Assignment: Summarize a Theoretical Article

Comparative Literature

Paper 1

"We write to remember more accurately, understand better, and evaluate what we think more objectively. (And as you will discover, the more you write, the better you read.)"

(Wayne Booth, Gregory Colomb, and Joseph Williams, "The Craft of Research")

Assignment

Write a 3.5- to 4-page paper (double-spaced, 1-inch margins, 12-point font) that summarizes and analyzes the main points of one of the theoretical articles assigned for this purpose. The articles are posted across three separate pdf on the LATTE site. (Couldn’t figure out how to post them to Digication by press time!)

Your paper should:

  1. Summarize the most important concepts and arguments of the article;
  2. Specify the particular relevance of the article's ideas for a comparative approach to literature; and
  3. Evaluate the usefulness and validity of the article in the area(s) of its relevance to comparative goals.
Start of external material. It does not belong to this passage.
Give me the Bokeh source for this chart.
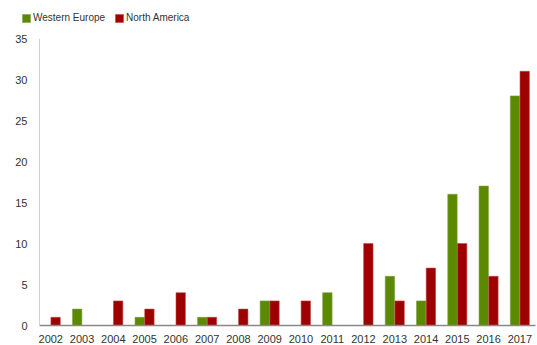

Please pay attention to the difference between (2) and (3)!

Pay particular attention to the following criteria:

  • Be concise. Identify the central points of the article's argument and don't waste time on digressions or detailed discussions of the examples it uses;
  • Use your own words as much as possible. There may be key technical terms that the article uses that you should identify and define, but otherwise you should recast the arguments in your own language (the keyword and summary methods we've practiced should be helpful in this regard);
  • Be critical, but constructive. The skill we are trying to develop is to make productive use of others' research and ideas. The more you keep this in mind, the better this exercise will serve you in the long run. Don't ignore major contradictions or poor reasoning in the target article, but do maintain your focus on the potential usefulness of the article. If you find you have a general disagreement with the author's approach, save that for the evaluate part of your essay after you have summarized it;
  • Maintain the distinction between your own voice and that of the author of the article you are summarizing. This will be crucial when you bring multiple scholarly viewpoints together in your final research paper, but success in that endeavor depends on practicing this skill at every stage of research, from your first jottings in the margin of the target article to the final product.

Feel free to discuss the article you've selected with DP or RW. The assigned articles are all fairly difficult. And this assignment is not a "test" of your ability to instantaneously grasp the ideas they contain. It is, rather, an exercise in the development of a research-related writing skill. An importance premise of the assignment is that the process of note-taking and writing about the article will itself play a large role in coming to understand what the article says, and in evaluating its scholarly value. (See the epigraph!)

  1. Please provide a hard-copy of your entry to your TA with a rubric attached.
  2. Upload your assignment into the course LATTE page.
  3. You do not need to write this in your notebook.
Please email your paper in Word (.doc) or RTF (.rtf) format to both Ryan Wepler and David Powelstock by assigned deadline.